You will therefore need to book an additional night’s accommodation at a hotel in Colombo for the Sunday night (we recommend the Shalimar Hotel).
All visitors to Sri Lanka require a visa. Short-stay visas of up to thirty days can be obtained online via the Electronic Travel Authority, and can be extended for up to three months at the Department of Immigration and Emigration in Sri Lanka. Please note, your passport must be valid for at least six months from the date you arrive into Sri Lanka.
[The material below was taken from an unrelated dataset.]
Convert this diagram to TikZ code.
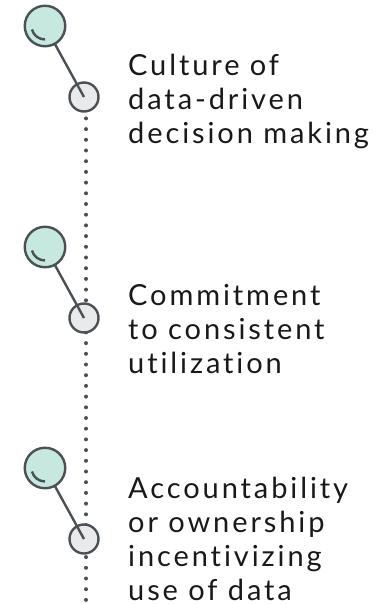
\documentclass[tikz,border=0pt]{standalone}
\usepackage{fontspec}
\setmainfont{Lato}[LetterSpace=10,Ligatures={NoCommon,NoRare,NoDiscretionary}]
\usetikzlibrary{positioning}

\definecolor{mint}{HTML}{C6E8DF}
\definecolor{pale}{HTML}{E9EAEC}
\definecolor{ink}{HTML}{4B5056}

\tikzset{
  bigdot/.style={circle,draw=ink,fill=mint,line width=2.4pt,minimum size=40.5pt,inner sep=0},
  smalldot/.style={circle,draw=ink,fill=pale,line width=2.4pt,minimum size=29pt,inner sep=0},
  stem/.style={draw=ink,line width=2.4pt},
  trail/.style={draw=ink,line width=4pt,line cap=round,dash pattern=on 0pt off 10.7pt},
  label/.style={anchor=base west,inner sep=0,align=left,font=\fontsize{29}{34}\selectfont,text=black!90}
}

\begin{document}
\begin{tikzpicture}[x=1pt,y=-1pt]
  \useasboundingbox (0,0) rectangle (387,604);
  \coordinate (end) at (86,606);
  % dotted trail behind everything
  \draw[trail] (86,97) -- (end);
  \foreach \i/\y in {1/0,2/221,3/442} {
    \node[smalldot] (s\i) at (84,97+\y) {};
    \draw[stem] (45,26+\y) -- (s\i.center);
    \node[bigdot] (b\i) at (45,26+\y) {};
    \draw[stem] (b\i.center) ++(165:13.5) arc (165:90:13.5);
  }
  % last-line baselines
  \node[label] (t1) at (128,144) {Culture of\\data-driven\\decision making};
  \node[label] (t2) at (128,373) {Commitment\\to consistent\\utilization};
  \node[label] (t3) at (128,600) {Accountability\\or ownership\\incentivizing\\use of data};
\end{tikzpicture}
\end{document}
The team on the ground is simply amazing, an excellent combination of quality research with ongoing, long term work with the local communities to resolve the human-elephant conflict. And while the accommodation is very basic, for me it was part of the adventure!
Katarzyna Jezierska, 2021
The three weeks at the Elephant Project have gone by quickly. What I valued most about the project was the work we did that was geared towards reducing human/elephant conflict. Project Orange Elephant—both planting and monitoring the orange tree saplings—was a rewarding experience. While at times the work was hard, never was I asked to do any more than I could handle and plenty of breaks were allowed during the hot part of the day. Of course, monitoring the elephants in the afternoon and early evening was always a joy. As for the staff they were helpful, friendly and fun all at the same time. Questions about things were handled very well by those in charge. Also, they were very good about looking after our welfare when it came to health issues. The food was adequate as to expectations. The accommodations, while a bit simple, were also adequate to meet my immediate needs for sleep and hygiene. Overall, I met some very nice people, learned a lot about the fauna and culture of Sri Lanka and enjoyed my stay very much.
Todd Soyck, 2019
I learned so much about elephants and noticed how different the Sri Lankan elephants are from African elephants. I really enjoyed all the activities, and the staff on the project were knowledgable and helpful.
Julie Grosso, 2018
I will never forget waking up from sleeping in the truck and there was an elephant in the road! I was impressed by the level of knowledge those in charge of the project were able to share and the friendliness of all the staff.
Alice Yogasundram, 2018
I have never felt more tranquil or at peace in my life as I sat looking out into the dense jungle and misty mountains each morning which was the view from the accommodation. Seeing wild elephants was completely indescribable and I have learnt a great deal about them. The locals are some of the most welcoming people you will ever meet. I will be back!
One of my favourite experiences here, that may seem somewhat trivial, is just spending time at the field-house with the other volunteers and the staff. The locals have such vibrant and warm personalities that make staying here so much more enjoyable. My time spent working for elephants has been the most memorable, exciting and worthwhile two months of my life. The staff and fellow volunteers have been so welcoming and I immediately felt at home here.
Mary O'Gorman, 2018
My favourite moment was the first time I saw a family of elephants; the parents, children, uncle, aunt and cousins. They adore their families.
Imogen Cauthery, 2016
I volunteered here for three weeks in September, and I had the most amazing time. I learnt immeasurable amounts about the elephants and the relationship between the elephants and the local villagers. We also monitored the use of the elephant corridor, and interacted with the villagers regularly to educate them and try to improve their relationship with the elephants. I wish I could have worked on the project for longer!
It was great to be so immersed in rustic jungle life. We managed to see elephants every day and I really enjoyed volunteering with elephants and tracking them. There is obviously great conflict between people and elephants here, so to be involved with trying to counteract this was an experience I’ll never forget!
Being able to witness and understand the complex and harsh reality of human/elephant conflict whilst seeing herds of elephants nearly every day was absolutely incredible.